Recorded information:
## Start

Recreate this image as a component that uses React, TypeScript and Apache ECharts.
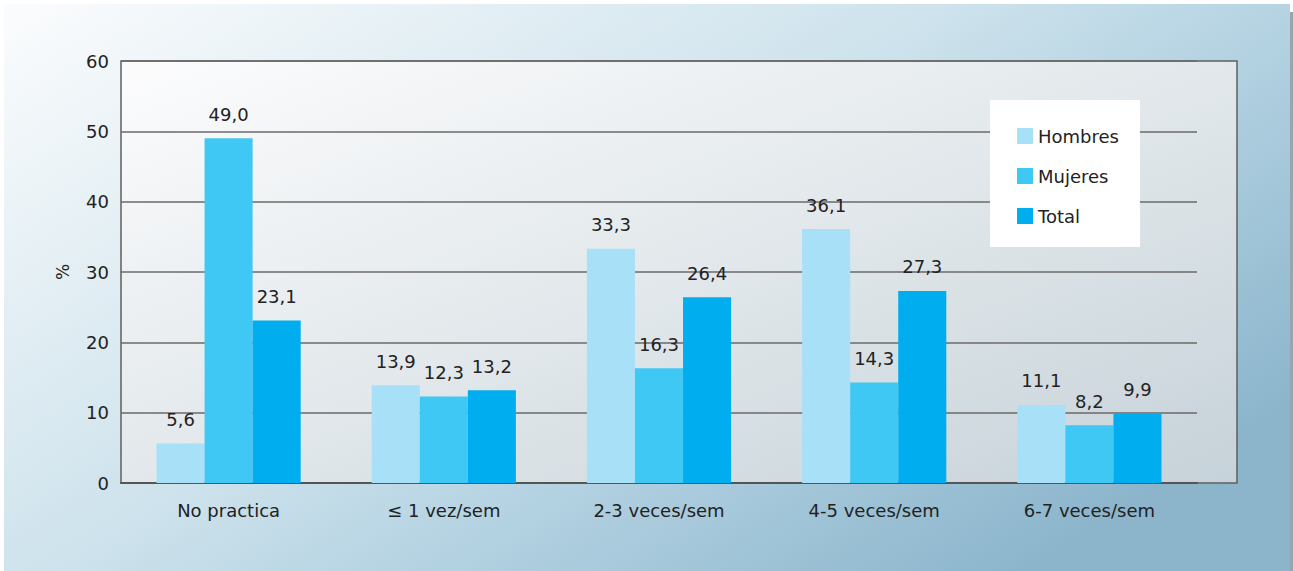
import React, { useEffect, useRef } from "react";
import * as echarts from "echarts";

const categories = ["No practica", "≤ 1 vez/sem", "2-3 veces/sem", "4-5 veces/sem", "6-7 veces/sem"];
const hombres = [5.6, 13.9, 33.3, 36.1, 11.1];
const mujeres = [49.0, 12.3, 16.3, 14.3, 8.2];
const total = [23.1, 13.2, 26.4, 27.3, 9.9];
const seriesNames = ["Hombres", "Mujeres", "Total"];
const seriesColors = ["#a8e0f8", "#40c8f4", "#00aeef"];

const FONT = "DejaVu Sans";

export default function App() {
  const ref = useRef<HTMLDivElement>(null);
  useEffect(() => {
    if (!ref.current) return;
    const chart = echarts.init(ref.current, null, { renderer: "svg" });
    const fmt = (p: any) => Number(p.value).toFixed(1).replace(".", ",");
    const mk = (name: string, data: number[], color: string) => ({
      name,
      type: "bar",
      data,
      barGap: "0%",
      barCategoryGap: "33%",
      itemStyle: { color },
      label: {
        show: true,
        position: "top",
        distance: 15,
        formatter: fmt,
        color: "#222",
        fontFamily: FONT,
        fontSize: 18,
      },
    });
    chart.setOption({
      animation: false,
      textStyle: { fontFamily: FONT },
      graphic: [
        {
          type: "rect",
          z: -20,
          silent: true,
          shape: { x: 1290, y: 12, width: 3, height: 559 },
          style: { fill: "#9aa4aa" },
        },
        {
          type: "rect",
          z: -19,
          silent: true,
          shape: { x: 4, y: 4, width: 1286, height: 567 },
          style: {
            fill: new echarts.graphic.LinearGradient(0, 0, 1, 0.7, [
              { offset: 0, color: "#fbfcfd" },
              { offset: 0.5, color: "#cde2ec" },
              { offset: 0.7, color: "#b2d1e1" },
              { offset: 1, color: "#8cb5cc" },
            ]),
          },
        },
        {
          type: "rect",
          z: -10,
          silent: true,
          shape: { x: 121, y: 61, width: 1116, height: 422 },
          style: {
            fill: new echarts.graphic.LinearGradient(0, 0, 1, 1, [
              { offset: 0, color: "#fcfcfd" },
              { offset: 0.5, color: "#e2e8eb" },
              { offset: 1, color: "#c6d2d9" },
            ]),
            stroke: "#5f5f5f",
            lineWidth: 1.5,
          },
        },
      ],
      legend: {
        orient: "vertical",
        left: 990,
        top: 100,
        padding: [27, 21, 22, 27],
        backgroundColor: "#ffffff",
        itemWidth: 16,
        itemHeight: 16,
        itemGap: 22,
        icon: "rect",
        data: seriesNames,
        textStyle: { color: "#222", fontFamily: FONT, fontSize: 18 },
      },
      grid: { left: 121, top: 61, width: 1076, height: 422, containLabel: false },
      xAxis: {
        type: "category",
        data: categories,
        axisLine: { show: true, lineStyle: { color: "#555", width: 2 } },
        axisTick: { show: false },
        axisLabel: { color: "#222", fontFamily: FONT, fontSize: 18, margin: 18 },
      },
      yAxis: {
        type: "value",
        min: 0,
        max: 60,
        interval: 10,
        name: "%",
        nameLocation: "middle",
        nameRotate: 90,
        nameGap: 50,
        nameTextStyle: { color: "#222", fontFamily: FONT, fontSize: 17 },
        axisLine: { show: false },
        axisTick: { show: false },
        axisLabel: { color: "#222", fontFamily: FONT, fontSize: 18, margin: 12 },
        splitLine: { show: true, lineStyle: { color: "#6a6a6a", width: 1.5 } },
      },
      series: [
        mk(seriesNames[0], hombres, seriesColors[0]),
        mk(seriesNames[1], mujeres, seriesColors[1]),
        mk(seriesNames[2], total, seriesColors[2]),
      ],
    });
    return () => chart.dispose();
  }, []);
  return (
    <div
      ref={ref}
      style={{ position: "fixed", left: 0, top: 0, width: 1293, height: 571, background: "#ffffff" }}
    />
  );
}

## End

Instruction: Please quote the lines of the material, beginning with the first and ending with the one that contains "import * as", exactly as written and without any pictures.

Answer:
Recreate this image as a component that uses React, TypeScript and Apache ECharts.
import React, { useEffect, useRef } from "react";
import * as echarts from "echarts";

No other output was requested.